Dive Brief:
- The Department of Education and the Attorney General's office have issued guidelines for agencies to provide education services to an estimated 60,000 young people being incarcerated.
- The package includes guidelines on how to provide educational services for incarcerated students with disabilities.
- It also outlines the extent to which federal Pell Grants can cover education programs for students in juvenile justice facilities.
Dive Insight:
The guidance package, released Monday, is based around recommendations released in May in the My Brother's Keeper Task Force report. It includes a series of guiding principles, a sample letter that is intended to clarify the obligations of states and public agencies to provide education to eligible incarcerated students with disabilities, and documents intended to outline Pell grant access for incarcerated students.

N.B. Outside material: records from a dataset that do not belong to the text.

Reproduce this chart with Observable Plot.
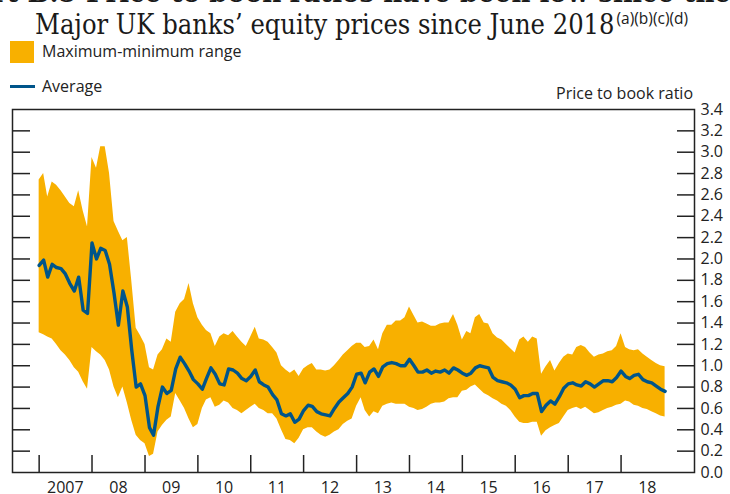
<!DOCTYPE html>
<html><head><meta charset="utf-8">
<script src="https://cdn.jsdelivr.net/npm/d3@7"></script>
<script src="https://cdn.jsdelivr.net/npm/@observablehq/plot@0.6"></script>
<style>
html,body{margin:0;padding:0;background:#fff;overflow:hidden;width:730px;height:494px}
#wrap{position:relative;width:730px;height:494px;overflow:hidden}
#head{position:relative;height:100px;width:730px}
.t1{position:absolute;left:-64px;top:-25px;white-space:nowrap;font:bold 29px "DejaVu Serif Condensed","DejaVu Serif",serif;color:#1a1a1a}
.t2{position:absolute;left:35px;top:9px;white-space:nowrap;font:27px "DejaVu Serif Condensed","DejaVu Serif",serif;color:#1a1a1a;background:#fff}
.t2 .sup{font:15.5px "Open Sans",sans-serif;position:relative;top:-10px;margin-left:2px}
.lg{position:absolute;font:16px "Open Sans",sans-serif;color:#222;white-space:nowrap}
.sw{position:absolute;left:10px;top:41px;width:24px;height:22px;background:#F8B000}
.ln{position:absolute;left:10px;top:85px;width:25px;height:3px;background:#00558A}
.yl{position:absolute;right:37px;top:82px;font:16px "Open Sans",sans-serif;color:#222;white-space:nowrap}
</style></head>
<body><div id="wrap">
<div id="head">
<div class="t1">Chart B.5 Price to book ratios have been low since the</div>
<div class="t2">Major UK banks’ equity prices since June 2018<span class="sup">(a)(b)(c)(d)</span></div>
<div class="sw"></div><div class="lg" style="left:42px;top:40px">Maximum-minimum range</div>
<div class="ln"></div><div class="lg" style="left:42px;top:75px">Average</div>
<div class="yl">Price to book ratio</div>
</div>
<div id="chart"></div>
</div>
<script>
// Monthly readings, Jan 2007 - Nov 2018
const avgValues = [
1.94,1.99,1.83,1.95,1.92,1.91,1.86,1.77,1.70,1.83,1.52,1.49,
2.15,2.00,2.10,2.08,1.95,1.68,1.38,1.70,1.55,1.15,0.80,0.83,
0.72,0.42,0.35,0.62,0.80,0.74,0.77,0.97,1.08,1.02,0.95,0.87,
0.83,0.78,0.88,0.98,0.92,0.83,0.82,0.97,0.96,0.93,0.88,0.86,
0.90,0.96,0.85,0.82,0.80,0.73,0.68,0.55,0.53,0.55,0.47,0.50,
0.58,0.63,0.62,0.57,0.55,0.54,0.53,0.60,0.66,0.70,0.74,0.80,
0.92,0.93,0.84,0.94,0.97,0.90,0.99,1.02,1.03,1.02,1.00,1.00,
1.06,1.00,0.94,0.94,0.96,0.93,0.95,0.94,0.96,0.93,0.98,0.96,
0.93,0.91,0.93,0.98,1.00,0.99,0.98,0.89,0.86,0.85,0.84,0.82,
0.78,0.70,0.72,0.72,0.74,0.74,0.57,0.63,0.67,0.64,0.71,0.79,
0.83,0.84,0.82,0.81,0.85,0.83,0.80,0.83,0.86,0.86,0.85,0.89,
0.95,0.90,0.88,0.91,0.92,0.87,0.85,0.84,0.81,0.78,0.76];
const maxValues = [
2.74,2.80,2.58,2.72,2.69,2.64,2.58,2.52,2.49,2.64,2.45,2.30,
2.95,2.85,3.05,3.05,2.80,2.35,2.26,2.17,2.20,1.80,1.35,1.28,
1.20,0.98,0.96,1.10,1.15,1.25,1.22,1.50,1.58,1.62,1.77,1.58,
1.45,1.38,1.33,1.30,1.18,1.27,1.30,1.28,1.32,1.27,1.22,1.18,
1.27,1.36,1.25,1.24,1.22,1.17,1.12,1.00,0.96,0.93,0.96,0.90,
0.97,1.00,1.02,0.96,0.96,0.95,0.96,1.00,1.05,1.10,1.14,1.18,
1.21,1.21,1.17,1.18,1.24,1.15,1.30,1.38,1.38,1.42,1.42,1.45,
1.55,1.47,1.40,1.41,1.39,1.37,1.37,1.39,1.40,1.40,1.48,1.38,
1.24,1.32,1.30,1.45,1.48,1.40,1.39,1.30,1.26,1.24,1.20,1.16,
1.12,1.24,1.27,1.22,1.27,1.25,0.92,0.99,1.05,0.95,1.02,1.08,
1.11,1.10,1.17,1.19,1.17,1.12,1.08,1.10,1.11,1.13,1.14,1.18,
1.30,1.17,1.15,1.14,1.15,1.11,1.08,1.05,1.02,1.00,0.99];
const minValues = [
1.31,1.29,1.27,1.25,1.20,1.14,1.10,1.05,0.98,0.94,0.85,0.78,
1.17,1.13,1.10,1.05,0.96,0.80,0.70,0.80,0.65,0.49,0.35,0.30,
0.27,0.15,0.17,0.38,0.44,0.49,0.52,0.74,0.67,0.60,0.50,0.42,
0.45,0.60,0.68,0.70,0.61,0.63,0.67,0.65,0.60,0.58,0.55,0.58,
0.61,0.64,0.60,0.58,0.55,0.55,0.50,0.40,0.31,0.30,0.27,0.32,
0.40,0.42,0.42,0.38,0.35,0.33,0.35,0.38,0.40,0.45,0.48,0.50,
0.62,0.70,0.58,0.52,0.57,0.55,0.62,0.64,0.65,0.64,0.64,0.64,
0.61,0.60,0.58,0.59,0.61,0.64,0.65,0.65,0.66,0.69,0.70,0.70,
0.76,0.77,0.80,0.82,0.78,0.74,0.72,0.69,0.67,0.64,0.62,0.58,
0.52,0.47,0.46,0.46,0.47,0.47,0.34,0.39,0.42,0.44,0.46,0.52,
0.58,0.60,0.61,0.59,0.61,0.58,0.55,0.56,0.58,0.60,0.61,0.63,
0.64,0.67,0.66,0.63,0.62,0.60,0.59,0.57,0.55,0.53,0.52];
const yearLabels = ["2007","08","09","10","11","12","13","14","15","16","17","18"];
const yTickValues = [0.0,0.2,0.4,0.6,0.8,1.0,1.2,1.4,1.6,1.8,2.0,2.2,2.4,2.6,2.8,3.0,3.2,3.4];
const yInnerTicks = [0.2,0.4,0.6,0.8,1.0,1.2,1.4,1.6,1.8,2.0,2.2,2.4,2.6,2.8,3.0,3.2];

const months = d3.utcMonth.range(new Date(Date.UTC(2007,0,1)), new Date(Date.UTC(2018,11,1)));
const rows = months.map((d,i)=>({date:d, avg:avgValues[i], max:maxValues[i], min:minValues[i]}));
const yearStarts = yearLabels.map((_,i)=>new Date(Date.UTC(2007+i,0,1)));
const labelRows = yearLabels.map((l,i)=>({date:new Date(Date.UTC(2007+i,6,1)), label:l}));

const ink = "#222";
const chart = Plot.plot({
  width:730, height:400,
  marginTop:9, marginLeft:12, marginRight:36, marginBottom:28,
  x:{type:"utc", domain:[new Date(Date.UTC(2006,6,1)), new Date(Date.UTC(2019,4,23))], axis:null},
  y:{domain:[0,3.4], axis:null},
  style:{fontFamily:"'Open Sans', sans-serif", fontSize:"16px", color:ink, background:"white", overflow:"visible"},
  marks:[
    Plot.areaY(rows,{x:"date", y1:"min", y2:"max", fill:"#F8B000", fillOpacity:1}),
    Plot.lineY(rows,{x:"date", y:"avg", stroke:"#00558A", strokeWidth:3.4, strokeLinejoin:"round"}),
    Plot.axisY(yInnerTicks,{anchor:"left", tickSize:-18, tickFormat:()=>"", label:null, stroke:ink, strokeWidth:1.5}),
    Plot.axisY(yInnerTicks,{anchor:"right", tickSize:-18, tickFormat:()=>"", label:null, stroke:ink, strokeWidth:1.5}),
    Plot.axisY(yTickValues,{anchor:"right", tickSize:0, tickPadding:6, tickFormat:d3.format(".1f"), label:null, fontSize:16, fill:ink}),
    Plot.axisX(yearStarts,{anchor:"bottom", tickSize:-17, tickFormat:()=>"", label:null, stroke:ink, strokeWidth:1.5}),
    Plot.text(labelRows,{x:"date", text:"label", frameAnchor:"bottom", lineAnchor:"top", dy:9, fontSize:16, fill:ink}),
    Plot.frame({stroke:ink, strokeWidth:1.5})
  ]
});
document.getElementById("chart").appendChild(chart);
</script>
</body></html>
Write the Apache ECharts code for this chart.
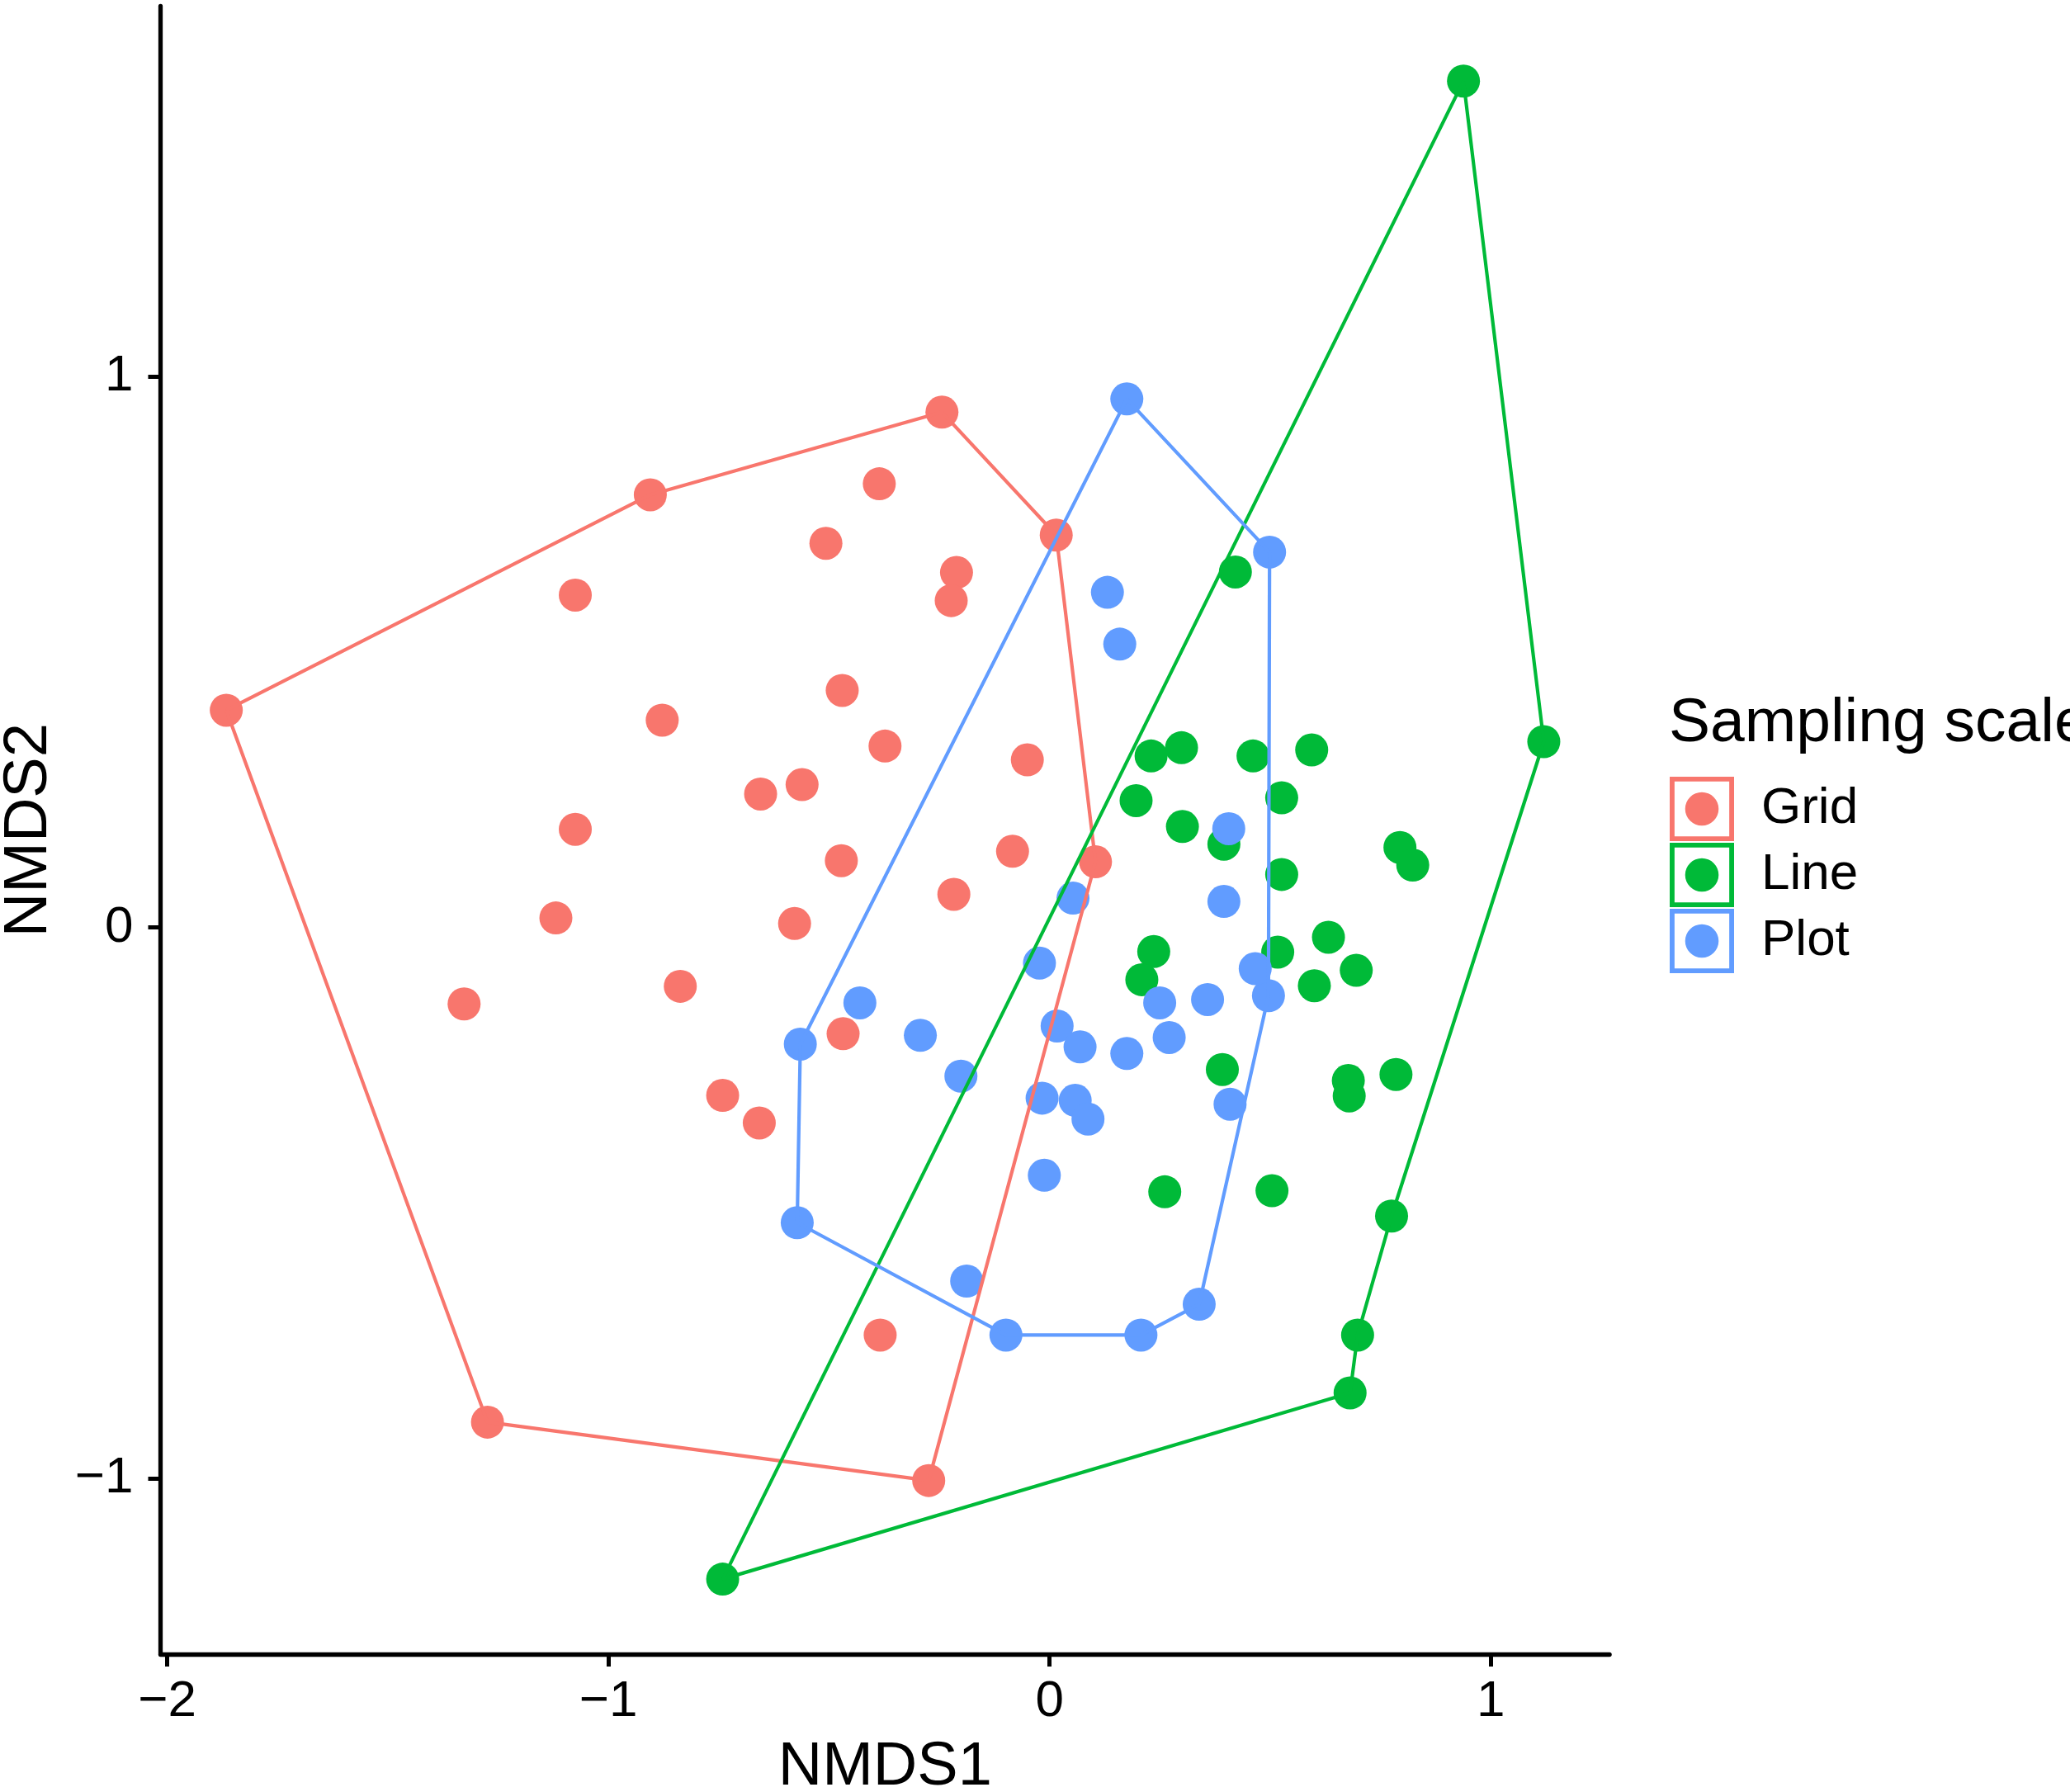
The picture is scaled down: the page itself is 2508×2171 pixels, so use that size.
<!DOCTYPE html>
<html>
<head>
<meta charset="utf-8">
<script src="https://cdn.jsdelivr.net/npm/echarts@6/dist/echarts.min.js"></script>
<style>
html,body{margin:0;padding:0;background:#fff;}
#chart{width:2508px;height:2171px;}
</style>
</head>
<body>
<div id="chart"></div>
<script>
// ---- data (NMDS1, NMDS2); hull vertices listed first in each group ----
const gridPoints = [
  [-1.866, 0.394], [-0.905, 0.785], [-0.244, 0.935], [0.015, 0.712], [0.104, 0.119],
  [-0.274, -1.004], [-1.274, -0.898],
  [-0.386, 0.805], [-0.507, 0.697], [-0.211, 0.644], [-0.223, 0.593], [-1.075, 0.603],
  [-0.470, 0.430], [-0.878, 0.376], [-0.373, 0.329], [-0.561, 0.259], [-0.655, 0.242],
  [-0.0505, 0.304], [-1.075, 0.178], [-0.472, 0.121], [-0.217, 0.060], [-1.119, 0.017],
  [-0.578, 0.007], [-1.327, -0.139], [-0.837, -0.107], [-0.468, -0.193], [-0.741, -0.305],
  [-0.658, -0.355], [-0.384, -0.740], [-0.084, 0.138]
];
const linePoints = [
  [0.938, 1.536], [1.120, 0.337], [0.775, -0.524], [0.698, -0.740], [0.681, -0.845],
  [-0.741, -1.183],
  [0.421, 0.645], [0.230, 0.311], [0.299, 0.326], [0.461, 0.311], [0.594, 0.322],
  [0.196, 0.230], [0.526, 0.235], [0.301, 0.183], [0.395, 0.151], [0.526, 0.096],
  [0.794, 0.145], [0.823, 0.113], [0.236, -0.044], [0.209, -0.095], [0.517, -0.045],
  [0.632, -0.018], [0.695, -0.078], [0.600, -0.106], [0.3915, -0.258], [0.677, -0.278],
  [0.679, -0.306], [0.785, -0.267], [0.261, -0.480], [0.504, -0.478]
];
const plotPoints = [
  [0.175, 0.959], [0.4985, 0.681], [0.496, -0.124], [0.339, -0.684], [0.207, -0.740],
  [-0.099, -0.740], [-0.572, -0.536], [-0.565, -0.212],
  [0.131, 0.608], [0.159, 0.514], [0.406, 0.179], [0.053, 0.053], [0.395, 0.047],
  [-0.023, -0.065], [0.466, -0.075], [-0.430, -0.137], [-0.293, -0.196], [0.2495, -0.137],
  [0.358, -0.131], [0.017, -0.179], [0.069, -0.217], [0.175, -0.229], [0.271, -0.200],
  [-0.201, -0.270], [-0.017, -0.310], [0.058, -0.314], [0.087, -0.348], [0.409, -0.321],
  [-0.012, -0.450], [-0.188, -0.642]
];
// hull polygon order (indices into the point arrays), closed
const gridHull = [0, 1, 2, 3, 4, 5, 6, 0];
const lineHull = [0, 1, 2, 3, 4, 5, 0];
const plotHull = [0, 1, 2, 3, 4, 5, 6, 7, 0];

const groupNames = ['Grid', 'Line', 'Plot'];
const groupColors = ['#F8766D', '#00BA38', '#619CFF'];
const legendTitle = 'Sampling scale';
const xTickValues = [-2, -1, 0, 1];
const xTickLabels = ['\u22122', '\u22121', '0', '1'];
const yTickValues = [-1, 0, 1];
const yTickLabels = ['\u22121', '0', '1'];
const xName = 'NMDS1';
const yName = 'NMDS2';

const FONT = '"Liberation Sans", Arial, Helvetica, sans-serif';
const groups = [gridPoints, linePoints, plotPoints];
const hulls = [gridHull, lineHull, plotHull];

const iconPath = 'path://M0,0H100V100H0Z M7.5,7.5V92.5H92.5V7.5Z M50,24A26,26 0 1,0 50,76A26,26 0 1,0 50,24Z';

const series = [];
groups.forEach((pts, i) => {
  series.push({
    name: groupNames[i], type: 'scatter', data: pts, symbol: 'circle', symbolSize: 40,
    itemStyle: { color: groupColors[i], opacity: 1 }, z: 2, animation: false, silent: true
  });
});
groups.forEach((pts, i) => {
  series.push({
    name: groupNames[i] + ' hull', type: 'line', data: hulls[i].map(k => pts[k]),
    symbol: 'none', showSymbol: false, lineStyle: { color: groupColors[i], width: 4.2 },
    itemStyle: { color: groupColors[i] }, z: 3, animation: false, silent: true
  });
});

const chart = echarts.init(document.getElementById('chart'), null, { renderer: 'canvas' });
chart.setOption({
  backgroundColor: '#ffffff',
  animation: false,
  title: {
    text: legendTitle, left: 2017, top: 835,
    textStyle: { fontFamily: FONT, fontSize: 75, fontWeight: 'normal', color: '#000' }
  },
  legend: {
    data: groupNames.map((n, i) => ({ name: n, icon: iconPath, itemStyle: { color: groupColors[i] } })),
    orient: 'vertical', left: 2018, top: 936,
    itemWidth: 78, itemHeight: 78, itemGap: 2,
    textStyle: { fontFamily: FONT, fontSize: 62, color: '#000', padding: [0, 0, 0, 28] },
    selectedMode: false
  },
  grid: { left: 194.5, right: 557.9, top: 7.4, bottom: 167.1, containLabel: false, outerBoundsMode: 'none' },
  xAxis: {
    type: 'value', min: -2.015, max: 1.269,
    name: xName, nameLocation: 'middle', nameGap: 101,
    nameTextStyle: { fontFamily: FONT, fontSize: 74, color: '#000' },
    axisLine: { show: true, onZero: false, lineStyle: { color: '#000', width: 5.3 } },
    axisTick: { show: true, length: 15, lineStyle: { color: '#000', width: 5 }, customValues: xTickValues },
    axisLabel: {
      show: true, margin: 27, fontFamily: FONT, fontSize: 62, color: '#000',
      customValues: xTickValues,
      formatter: v => { const k = xTickValues.indexOf(Math.round(v)); return k >= 0 ? xTickLabels[k] : ''; }
    },
    splitLine: { show: false }
  },
  yAxis: {
    type: 'value', min: -1.319, max: 1.672,
    name: yName, nameLocation: 'middle', nameGap: 122,
    nameTextStyle: { fontFamily: FONT, fontSize: 74, color: '#000' },
    axisLine: { show: true, onZero: false, lineStyle: { color: '#000', width: 5.3 } },
    axisTick: { show: true, length: 15, lineStyle: { color: '#000', width: 5 }, customValues: yTickValues },
    axisLabel: {
      show: true, margin: 33, fontFamily: FONT, fontSize: 62, color: '#000',
      customValues: yTickValues,
      formatter: v => { const k = yTickValues.indexOf(Math.round(v)); return k >= 0 ? yTickLabels[k] : ''; }
    },
    splitLine: { show: false }
  },
  series: series
});
</script>
</body>
</html>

In a news release, Education Secretary Arne Duncan and Attorney General Eric Holder call education access "one of the most effective crime prevention tools we have," and makes the argument that Pell grant-supported postsecondary education actually reduces re-incarceration. "Less crime not only means lower prison costs -- it also means safer communities," Duncan and Holder said in the release.
Although Pell grant access for incarcerated students might raise eyebrows, the two framed the program as a cost-saver, noting the average cost to confine a juvenile is $88,000 per year. The pair said inmates were half as likely to return to jail if they participated in higher education.